- [Task details]: Set down the material below word for word, excluding the pictures.

— begin Task inputs —

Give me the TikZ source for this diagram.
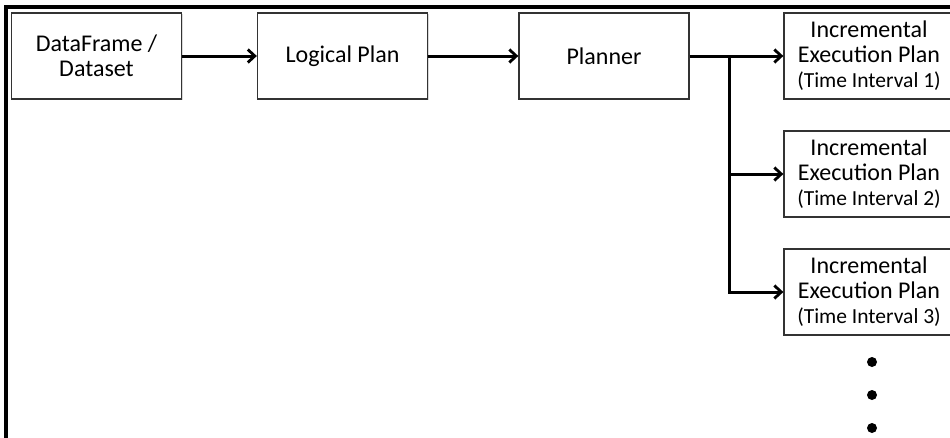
\documentclass[tikz,border=0pt]{standalone}
\usepackage{fontspec}
\setmainfont{Carlito}
\usetikzlibrary{positioning,arrows.meta,shadows}

\begin{document}
\begin{tikzpicture}[x=1pt,y=-1pt]
    \tikzset{
        stage/.style={draw=black!80,line width=1.3pt,fill=white,minimum width=170pt,minimum height=86pt,
            inner sep=1pt,align=center,font=\fontsize{24}{25}\selectfont,
            drop shadow={opacity=0.3,shadow xshift=1.2pt,shadow yshift=-1.2pt}},
        flow/.style={line width=3pt,-{Straight Barb[length=7pt,width=13pt,line width=2.8pt]}},}
    \def\interval#1{\\{\fontsize{21.5}{25}\selectfont (Time Interval #1)}}
    \clip (0,0) rectangle (950,437);
    \draw [line width=3.2pt](6,7) rectangle (990,480);
    \node [stage] (df) at (96.5,56) {DataFrame /\\Dataset};
    \node [stage] (logical) at (342.5,56) {Logical Plan};
    \node [stage] (planner) at (604,56) {Planner};
    \node [stage] (incA) at (869,56) {Incremental\\Execution Plan\interval{1}};
    \node [stage] (incB) at (869,174) {Incremental\\Execution Plan\interval{2}};
    \node [stage] (incC) at (869,292) {Incremental\\Execution Plan\interval{3}};
    \coordinate (split) at (729,56);
    \draw [flow] (df) -- (logical);
    \draw [flow] (logical) -- (planner);
    \draw [flow] (planner) -- (incA);
    \draw [flow] (split) |- (incB.west);
    \draw [flow] (split) |- (incC.west);
    \foreach \y in {362,395,428}
        \fill (872,\y) circle (5pt);
\end{tikzpicture}
\end{document}
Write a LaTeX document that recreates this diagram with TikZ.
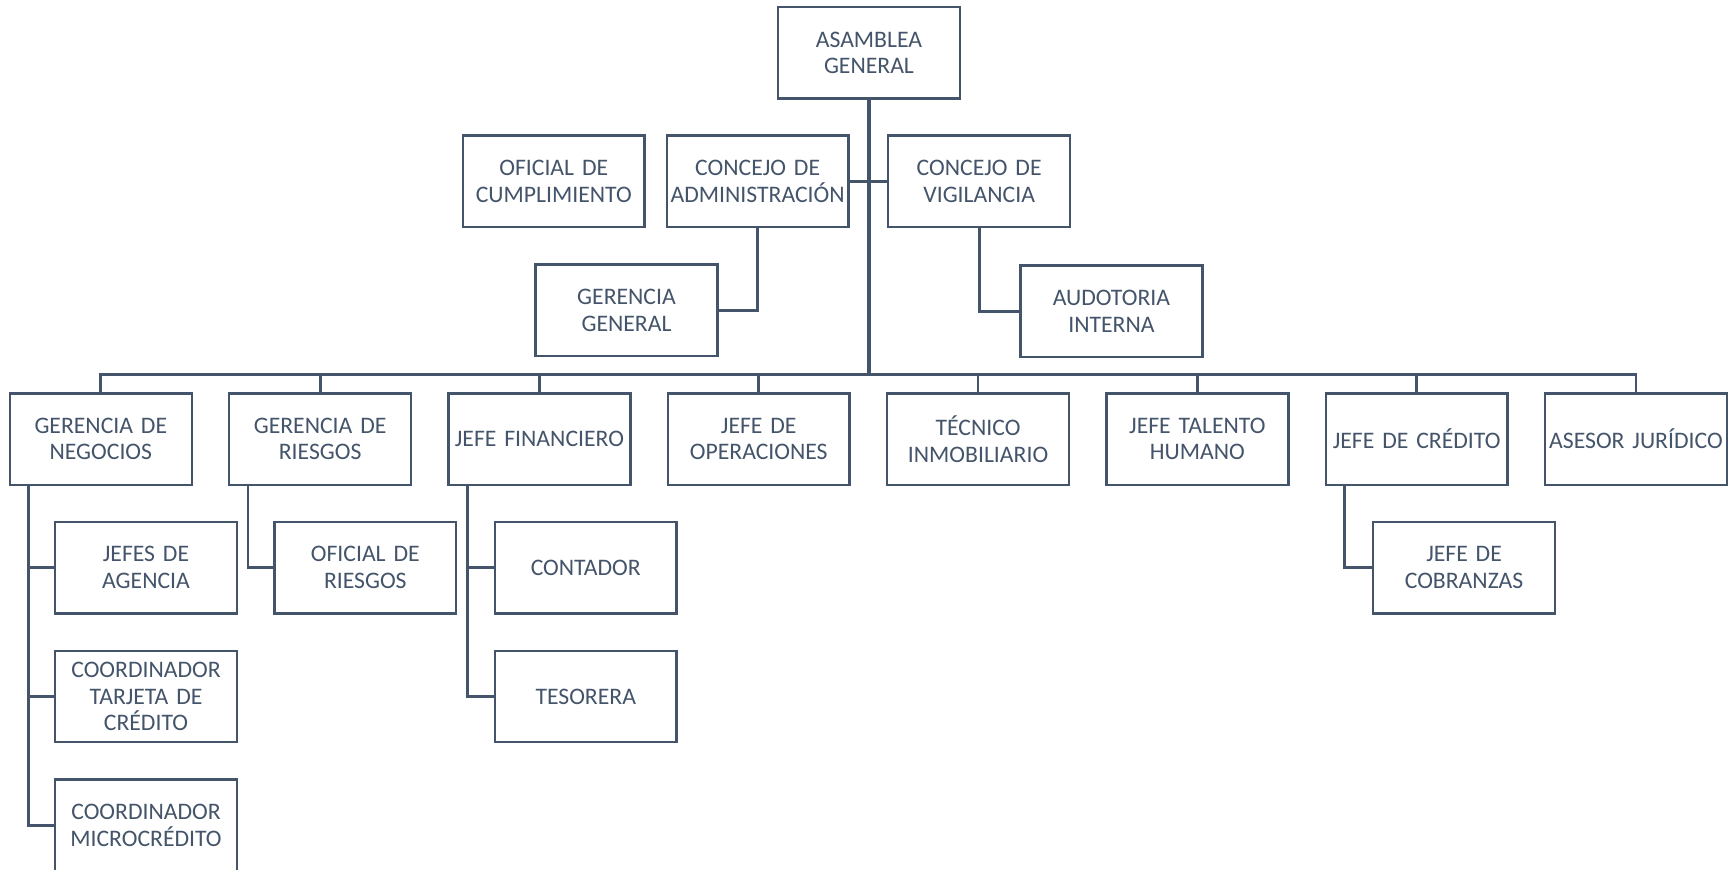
\documentclass[tikz,border=0pt]{standalone}
\usepackage{fontspec}
\setmainfont{Carlito}
\usepackage{tikz}
\usetikzlibrary{calc,positioning}
\definecolor{slate}{RGB}{68,84,106}
\tikzstyle{unit}=[draw=slate,line width=2.2pt,text=slate,fill=white,minimum width=165pt,minimum height=83pt,text width=160pt,inner sep=2pt,outer sep=0pt,align=center,font=\fontsize{21.5}{24}\selectfont]
\tikzstyle{link}=[draw=slate,line width=2.5pt]

\begin{document}
\begin{tikzpicture}[x=1pt,y=1pt]
		\useasboundingbox (0,0) rectangle (1568,-789);
		% top
		\node(asam)[unit] at (788.5,-48) {ASAMBLEA\\GENERAL};
		\node(ofcum)[unit] at (502.5,-164.5) {OFICIAL DE\\CUMPLIMIENTO};
		\node(admin)[unit] at (687.5,-164.5) {CONCEJO DE\\ADMINISTRACIÓN};
		\node(vigil)[unit] at (888.5,-164.5) {CONCEJO DE\\VIGILANCIA};
		\node(gergen)[unit] at (568.5,-281.5) {GERENCIA\\GENERAL};
		\node(audit)[unit] at (1008.5,-282.5) {AUDOTORIA\\INTERNA};
		\coordinate(hub) at (788.5,-340);
		% second level
		\node(neg)[unit] at (91.5,-398.5) {GERENCIA DE\\NEGOCIOS};
		\node(rie)[unit,right=34pt of neg] {GERENCIA DE\\RIESGOS};
		\node(fin)[unit,right=34pt of rie] {JEFE FINANCIERO};
		\node(ope)[unit,right=34pt of fin] {JEFE DE\\OPERACIONES};
		\node(tec)[unit,right=34pt of ope] {TÉCNICO\\INMOBILIARIO};
		\node(tal)[unit,right=34pt of tec] {JEFE TALENTO\\HUMANO};
		\node(cre)[unit,right=34pt of tal] {JEFE DE CRÉDITO};
		\node(jur)[unit,right=34pt of cre] {ASESOR JURÍDICO};
		% third level
		\node(agen)[unit] at (132.5,-515) {JEFES DE\\AGENCIA};
		\node(tarj)[unit] at (132.5,-632) {COORDINADOR\\TARJETA DE\\CRÉDITO};
		\node(micro)[unit] at (132.5,-749) {COORDINADOR\\MICROCRÉDITO};
		\node(ofrie)[unit] at (331.5,-515) {OFICIAL DE\\RIESGOS};
		\node(cont)[unit] at (531.5,-515) {CONTADOR};
		\node(teso)[unit] at (531.5,-632) {TESORERA};
		\node(cobr)[unit] at (1328.5,-515) {JEFE DE\\COBRANZAS};

		\draw[link,line width=3pt] (asam.south) -- (hub);
		\draw[link] (admin.east) -- (vigil.west);
		\draw[link] (admin.south) |- (gergen.east);
		\draw[link] (vigil.south) |- (audit.west);
		\foreach \n in {neg,rie,fin,ope,tec,tal,cre,jur}
			\draw[link] (hub) -| (\n.north);
		\draw[link] ([xshift=17pt]neg.south west) |- (agen.west);
		\draw[link] ([xshift=17pt]neg.south west) |- (tarj.west);
		\draw[link] ([xshift=17pt]neg.south west) |- (micro.west);
		\draw[link] ([xshift=17pt]rie.south west) |- (ofrie.west);
		\draw[link] ([xshift=17pt]fin.south west) |- (cont.west);
		\draw[link] ([xshift=17pt]fin.south west) |- (teso.west);
		\draw[link] ([xshift=17pt]cre.south west) |- (cobr.west);
\end{tikzpicture}
\end{document}
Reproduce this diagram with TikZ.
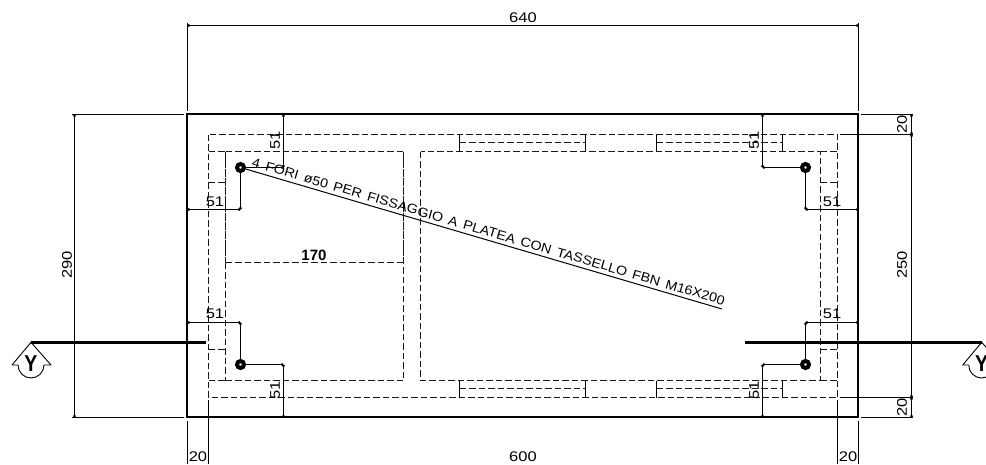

— end Task inputs —

- [Exercise answer]:
Give me the TikZ source for this diagram.
\documentclass[tikz,border=0pt]{standalone}
\usepackage{fontspec}
\setmainfont{Carlito}
\usetikzlibrary{positioning,arrows.meta,shadows}

\begin{document}
\begin{tikzpicture}[x=1pt,y=-1pt]
    \tikzset{
        stage/.style={draw=black!80,line width=1.3pt,fill=white,minimum width=170pt,minimum height=86pt,
            inner sep=1pt,align=center,font=\fontsize{24}{25}\selectfont,
            drop shadow={opacity=0.3,shadow xshift=1.2pt,shadow yshift=-1.2pt}},
        flow/.style={line width=3pt,-{Straight Barb[length=7pt,width=13pt,line width=2.8pt]}},}
    \def\interval#1{\\{\fontsize{21.5}{25}\selectfont (Time Interval #1)}}
    \clip (0,0) rectangle (950,437);
    \draw [line width=3.2pt](6,7) rectangle (990,480);
    \node [stage] (df) at (96.5,56) {DataFrame /\\Dataset};
    \node [stage] (logical) at (342.5,56) {Logical Plan};
    \node [stage] (planner) at (604,56) {Planner};
    \node [stage] (incA) at (869,56) {Incremental\\Execution Plan\interval{1}};
    \node [stage] (incB) at (869,174) {Incremental\\Execution Plan\interval{2}};
    \node [stage] (incC) at (869,292) {Incremental\\Execution Plan\interval{3}};
    \coordinate (split) at (729,56);
    \draw [flow] (df) -- (logical);
    \draw [flow] (logical) -- (planner);
    \draw [flow] (planner) -- (incA);
    \draw [flow] (split) |- (incB.west);
    \draw [flow] (split) |- (incC.west);
    \foreach \y in {362,395,428}
        \fill (872,\y) circle (5pt);
\end{tikzpicture}
\end{document}
Write a LaTeX document that recreates this diagram with TikZ.
\documentclass[tikz,border=0pt]{standalone}
\usepackage{fontspec}
\setmainfont{Carlito}
\usepackage{tikz}
\usetikzlibrary{calc,positioning}
\definecolor{slate}{RGB}{68,84,106}
\tikzstyle{unit}=[draw=slate,line width=2.2pt,text=slate,fill=white,minimum width=165pt,minimum height=83pt,text width=160pt,inner sep=2pt,outer sep=0pt,align=center,font=\fontsize{21.5}{24}\selectfont]
\tikzstyle{link}=[draw=slate,line width=2.5pt]

\begin{document}
\begin{tikzpicture}[x=1pt,y=1pt]
		\useasboundingbox (0,0) rectangle (1568,-789);
		% top
		\node(asam)[unit] at (788.5,-48) {ASAMBLEA\\GENERAL};
		\node(ofcum)[unit] at (502.5,-164.5) {OFICIAL DE\\CUMPLIMIENTO};
		\node(admin)[unit] at (687.5,-164.5) {CONCEJO DE\\ADMINISTRACIÓN};
		\node(vigil)[unit] at (888.5,-164.5) {CONCEJO DE\\VIGILANCIA};
		\node(gergen)[unit] at (568.5,-281.5) {GERENCIA\\GENERAL};
		\node(audit)[unit] at (1008.5,-282.5) {AUDOTORIA\\INTERNA};
		\coordinate(hub) at (788.5,-340);
		% second level
		\node(neg)[unit] at (91.5,-398.5) {GERENCIA DE\\NEGOCIOS};
		\node(rie)[unit,right=34pt of neg] {GERENCIA DE\\RIESGOS};
		\node(fin)[unit,right=34pt of rie] {JEFE FINANCIERO};
		\node(ope)[unit,right=34pt of fin] {JEFE DE\\OPERACIONES};
		\node(tec)[unit,right=34pt of ope] {TÉCNICO\\INMOBILIARIO};
		\node(tal)[unit,right=34pt of tec] {JEFE TALENTO\\HUMANO};
		\node(cre)[unit,right=34pt of tal] {JEFE DE CRÉDITO};
		\node(jur)[unit,right=34pt of cre] {ASESOR JURÍDICO};
		% third level
		\node(agen)[unit] at (132.5,-515) {JEFES DE\\AGENCIA};
		\node(tarj)[unit] at (132.5,-632) {COORDINADOR\\TARJETA DE\\CRÉDITO};
		\node(micro)[unit] at (132.5,-749) {COORDINADOR\\MICROCRÉDITO};
		\node(ofrie)[unit] at (331.5,-515) {OFICIAL DE\\RIESGOS};
		\node(cont)[unit] at (531.5,-515) {CONTADOR};
		\node(teso)[unit] at (531.5,-632) {TESORERA};
		\node(cobr)[unit] at (1328.5,-515) {JEFE DE\\COBRANZAS};

		\draw[link,line width=3pt] (asam.south) -- (hub);
		\draw[link] (admin.east) -- (vigil.west);
		\draw[link] (admin.south) |- (gergen.east);
		\draw[link] (vigil.south) |- (audit.west);
		\foreach \n in {neg,rie,fin,ope,tec,tal,cre,jur}
			\draw[link] (hub) -| (\n.north);
		\draw[link] ([xshift=17pt]neg.south west) |- (agen.west);
		\draw[link] ([xshift=17pt]neg.south west) |- (tarj.west);
		\draw[link] ([xshift=17pt]neg.south west) |- (micro.west);
		\draw[link] ([xshift=17pt]rie.south west) |- (ofrie.west);
		\draw[link] ([xshift=17pt]fin.south west) |- (cont.west);
		\draw[link] ([xshift=17pt]fin.south west) |- (teso.west);
		\draw[link] ([xshift=17pt]cre.south west) |- (cobr.west);
\end{tikzpicture}
\end{document}
Reproduce this diagram with TikZ.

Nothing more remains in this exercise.